#### Source material ####

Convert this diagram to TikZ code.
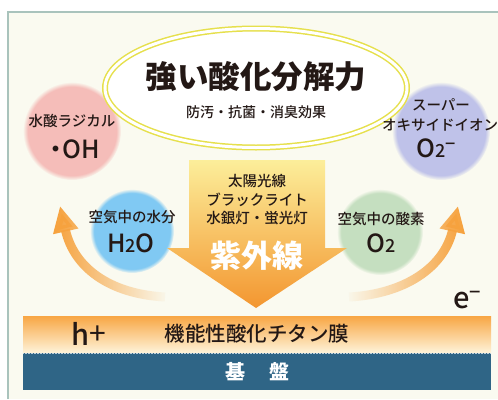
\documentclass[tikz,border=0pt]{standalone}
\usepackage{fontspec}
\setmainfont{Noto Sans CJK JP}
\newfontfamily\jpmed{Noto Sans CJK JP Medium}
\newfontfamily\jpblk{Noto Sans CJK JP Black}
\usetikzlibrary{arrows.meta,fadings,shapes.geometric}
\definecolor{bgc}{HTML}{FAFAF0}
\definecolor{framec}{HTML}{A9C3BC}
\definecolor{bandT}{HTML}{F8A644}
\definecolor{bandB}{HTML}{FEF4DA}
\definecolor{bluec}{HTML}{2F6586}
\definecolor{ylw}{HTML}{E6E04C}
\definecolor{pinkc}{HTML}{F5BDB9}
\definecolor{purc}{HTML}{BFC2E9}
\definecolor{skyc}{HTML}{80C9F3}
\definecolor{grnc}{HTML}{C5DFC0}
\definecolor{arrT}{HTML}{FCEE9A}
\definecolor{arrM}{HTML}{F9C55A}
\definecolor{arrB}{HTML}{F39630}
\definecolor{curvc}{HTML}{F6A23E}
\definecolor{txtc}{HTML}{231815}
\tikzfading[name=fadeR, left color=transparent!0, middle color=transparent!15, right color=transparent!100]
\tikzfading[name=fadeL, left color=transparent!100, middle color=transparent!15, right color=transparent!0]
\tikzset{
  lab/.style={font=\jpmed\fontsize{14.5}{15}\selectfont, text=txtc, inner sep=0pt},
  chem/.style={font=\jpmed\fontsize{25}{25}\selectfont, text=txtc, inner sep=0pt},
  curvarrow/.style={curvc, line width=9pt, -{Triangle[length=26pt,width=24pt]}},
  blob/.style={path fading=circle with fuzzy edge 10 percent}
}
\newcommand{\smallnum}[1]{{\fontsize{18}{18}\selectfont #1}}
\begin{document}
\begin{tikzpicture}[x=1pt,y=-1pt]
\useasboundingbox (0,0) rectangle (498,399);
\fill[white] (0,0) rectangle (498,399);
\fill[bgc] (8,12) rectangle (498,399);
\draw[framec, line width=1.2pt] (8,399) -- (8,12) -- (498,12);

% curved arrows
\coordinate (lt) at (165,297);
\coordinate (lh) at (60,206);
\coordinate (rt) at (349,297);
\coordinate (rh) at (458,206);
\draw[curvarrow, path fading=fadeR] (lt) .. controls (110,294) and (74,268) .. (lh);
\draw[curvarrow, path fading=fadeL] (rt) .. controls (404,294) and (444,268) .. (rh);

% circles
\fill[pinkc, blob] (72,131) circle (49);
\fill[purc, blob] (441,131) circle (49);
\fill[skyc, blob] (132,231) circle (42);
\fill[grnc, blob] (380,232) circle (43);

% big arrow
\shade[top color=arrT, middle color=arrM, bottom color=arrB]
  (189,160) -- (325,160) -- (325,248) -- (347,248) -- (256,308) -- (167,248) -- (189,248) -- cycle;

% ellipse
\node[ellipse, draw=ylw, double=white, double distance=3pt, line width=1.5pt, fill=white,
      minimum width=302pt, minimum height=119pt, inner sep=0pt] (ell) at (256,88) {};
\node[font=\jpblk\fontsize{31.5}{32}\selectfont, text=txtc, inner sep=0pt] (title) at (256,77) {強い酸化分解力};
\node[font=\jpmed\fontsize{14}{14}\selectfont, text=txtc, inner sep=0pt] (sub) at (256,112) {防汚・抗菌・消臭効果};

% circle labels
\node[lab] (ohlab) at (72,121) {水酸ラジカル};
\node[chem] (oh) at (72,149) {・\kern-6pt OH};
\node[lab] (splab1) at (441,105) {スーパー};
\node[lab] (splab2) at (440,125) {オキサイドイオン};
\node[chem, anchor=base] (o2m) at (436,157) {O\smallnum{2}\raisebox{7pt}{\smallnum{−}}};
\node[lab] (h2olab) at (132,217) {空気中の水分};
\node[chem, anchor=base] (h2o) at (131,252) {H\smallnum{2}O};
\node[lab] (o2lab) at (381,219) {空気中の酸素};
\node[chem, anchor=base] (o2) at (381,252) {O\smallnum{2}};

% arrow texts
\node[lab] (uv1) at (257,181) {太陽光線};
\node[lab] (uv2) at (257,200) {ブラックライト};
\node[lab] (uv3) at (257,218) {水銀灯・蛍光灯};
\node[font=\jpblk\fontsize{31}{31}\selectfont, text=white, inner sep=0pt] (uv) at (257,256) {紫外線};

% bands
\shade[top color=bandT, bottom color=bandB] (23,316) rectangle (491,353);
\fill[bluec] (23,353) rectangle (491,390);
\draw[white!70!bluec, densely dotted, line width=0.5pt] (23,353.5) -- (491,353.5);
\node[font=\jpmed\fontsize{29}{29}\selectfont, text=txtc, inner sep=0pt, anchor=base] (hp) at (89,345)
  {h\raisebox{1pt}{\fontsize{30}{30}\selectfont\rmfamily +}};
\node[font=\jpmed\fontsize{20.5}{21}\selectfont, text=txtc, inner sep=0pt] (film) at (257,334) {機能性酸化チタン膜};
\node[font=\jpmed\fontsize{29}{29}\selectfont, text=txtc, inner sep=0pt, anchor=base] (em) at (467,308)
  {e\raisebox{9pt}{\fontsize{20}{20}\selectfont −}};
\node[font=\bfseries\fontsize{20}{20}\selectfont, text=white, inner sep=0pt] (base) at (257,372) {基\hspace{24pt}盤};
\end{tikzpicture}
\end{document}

####

Description of the task
Give an exact reproduction of every line, leaving out any picture.

Final result
Convert this diagram to TikZ code.
\documentclass[tikz,border=0pt]{standalone}
\usepackage{fontspec}
\setmainfont{Noto Sans CJK JP}
\newfontfamily\jpmed{Noto Sans CJK JP Medium}
\newfontfamily\jpblk{Noto Sans CJK JP Black}
\usetikzlibrary{arrows.meta,fadings,shapes.geometric}
\definecolor{bgc}{HTML}{FAFAF0}
\definecolor{framec}{HTML}{A9C3BC}
\definecolor{bandT}{HTML}{F8A644}
\definecolor{bandB}{HTML}{FEF4DA}
\definecolor{bluec}{HTML}{2F6586}
\definecolor{ylw}{HTML}{E6E04C}
\definecolor{pinkc}{HTML}{F5BDB9}
\definecolor{purc}{HTML}{BFC2E9}
\definecolor{skyc}{HTML}{80C9F3}
\definecolor{grnc}{HTML}{C5DFC0}
\definecolor{arrT}{HTML}{FCEE9A}
\definecolor{arrM}{HTML}{F9C55A}
\definecolor{arrB}{HTML}{F39630}
\definecolor{curvc}{HTML}{F6A23E}
\definecolor{txtc}{HTML}{231815}
\tikzfading[name=fadeR, left color=transparent!0, middle color=transparent!15, right color=transparent!100]
\tikzfading[name=fadeL, left color=transparent!100, middle color=transparent!15, right color=transparent!0]
\tikzset{
  lab/.style={font=\jpmed\fontsize{14.5}{15}\selectfont, text=txtc, inner sep=0pt},
  chem/.style={font=\jpmed\fontsize{25}{25}\selectfont, text=txtc, inner sep=0pt},
  curvarrow/.style={curvc, line width=9pt, -{Triangle[length=26pt,width=24pt]}},
  blob/.style={path fading=circle with fuzzy edge 10 percent}
}
\newcommand{\smallnum}[1]{{\fontsize{18}{18}\selectfont #1}}
\begin{document}
\begin{tikzpicture}[x=1pt,y=-1pt]
\useasboundingbox (0,0) rectangle (498,399);
\fill[white] (0,0) rectangle (498,399);
\fill[bgc] (8,12) rectangle (498,399);
\draw[framec, line width=1.2pt] (8,399) -- (8,12) -- (498,12);

% curved arrows
\coordinate (lt) at (165,297);
\coordinate (lh) at (60,206);
\coordinate (rt) at (349,297);
\coordinate (rh) at (458,206);
\draw[curvarrow, path fading=fadeR] (lt) .. controls (110,294) and (74,268) .. (lh);
\draw[curvarrow, path fading=fadeL] (rt) .. controls (404,294) and (444,268) .. (rh);

% circles
\fill[pinkc, blob] (72,131) circle (49);
\fill[purc, blob] (441,131) circle (49);
\fill[skyc, blob] (132,231) circle (42);
\fill[grnc, blob] (380,232) circle (43);

% big arrow
\shade[top color=arrT, middle color=arrM, bottom color=arrB]
  (189,160) -- (325,160) -- (325,248) -- (347,248) -- (256,308) -- (167,248) -- (189,248) -- cycle;

% ellipse
\node[ellipse, draw=ylw, double=white, double distance=3pt, line width=1.5pt, fill=white,
      minimum width=302pt, minimum height=119pt, inner sep=0pt] (ell) at (256,88) {};
\node[font=\jpblk\fontsize{31.5}{32}\selectfont, text=txtc, inner sep=0pt] (title) at (256,77) {強い酸化分解力};
\node[font=\jpmed\fontsize{14}{14}\selectfont, text=txtc, inner sep=0pt] (sub) at (256,112) {防汚・抗菌・消臭効果};

% circle labels
\node[lab] (ohlab) at (72,121) {水酸ラジカル};
\node[chem] (oh) at (72,149) {・\kern-6pt OH};
\node[lab] (splab1) at (441,105) {スーパー};
\node[lab] (splab2) at (440,125) {オキサイドイオン};
\node[chem, anchor=base] (o2m) at (436,157) {O\smallnum{2}\raisebox{7pt}{\smallnum{−}}};
\node[lab] (h2olab) at (132,217) {空気中の水分};
\node[chem, anchor=base] (h2o) at (131,252) {H\smallnum{2}O};
\node[lab] (o2lab) at (381,219) {空気中の酸素};
\node[chem, anchor=base] (o2) at (381,252) {O\smallnum{2}};

% arrow texts
\node[lab] (uv1) at (257,181) {太陽光線};
\node[lab] (uv2) at (257,200) {ブラックライト};
\node[lab] (uv3) at (257,218) {水銀灯・蛍光灯};
\node[font=\jpblk\fontsize{31}{31}\selectfont, text=white, inner sep=0pt] (uv) at (257,256) {紫外線};

% bands
\shade[top color=bandT, bottom color=bandB] (23,316) rectangle (491,353);
\fill[bluec] (23,353) rectangle (491,390);
\draw[white!70!bluec, densely dotted, line width=0.5pt] (23,353.5) -- (491,353.5);
\node[font=\jpmed\fontsize{29}{29}\selectfont, text=txtc, inner sep=0pt, anchor=base] (hp) at (89,345)
  {h\raisebox{1pt}{\fontsize{30}{30}\selectfont\rmfamily +}};
\node[font=\jpmed\fontsize{20.5}{21}\selectfont, text=txtc, inner sep=0pt] (film) at (257,334) {機能性酸化チタン膜};
\node[font=\jpmed\fontsize{29}{29}\selectfont, text=txtc, inner sep=0pt, anchor=base] (em) at (467,308)
  {e\raisebox{9pt}{\fontsize{20}{20}\selectfont −}};
\node[font=\bfseries\fontsize{20}{20}\selectfont, text=white, inner sep=0pt] (base) at (257,372) {基\hspace{24pt}盤};
\end{tikzpicture}
\end{document}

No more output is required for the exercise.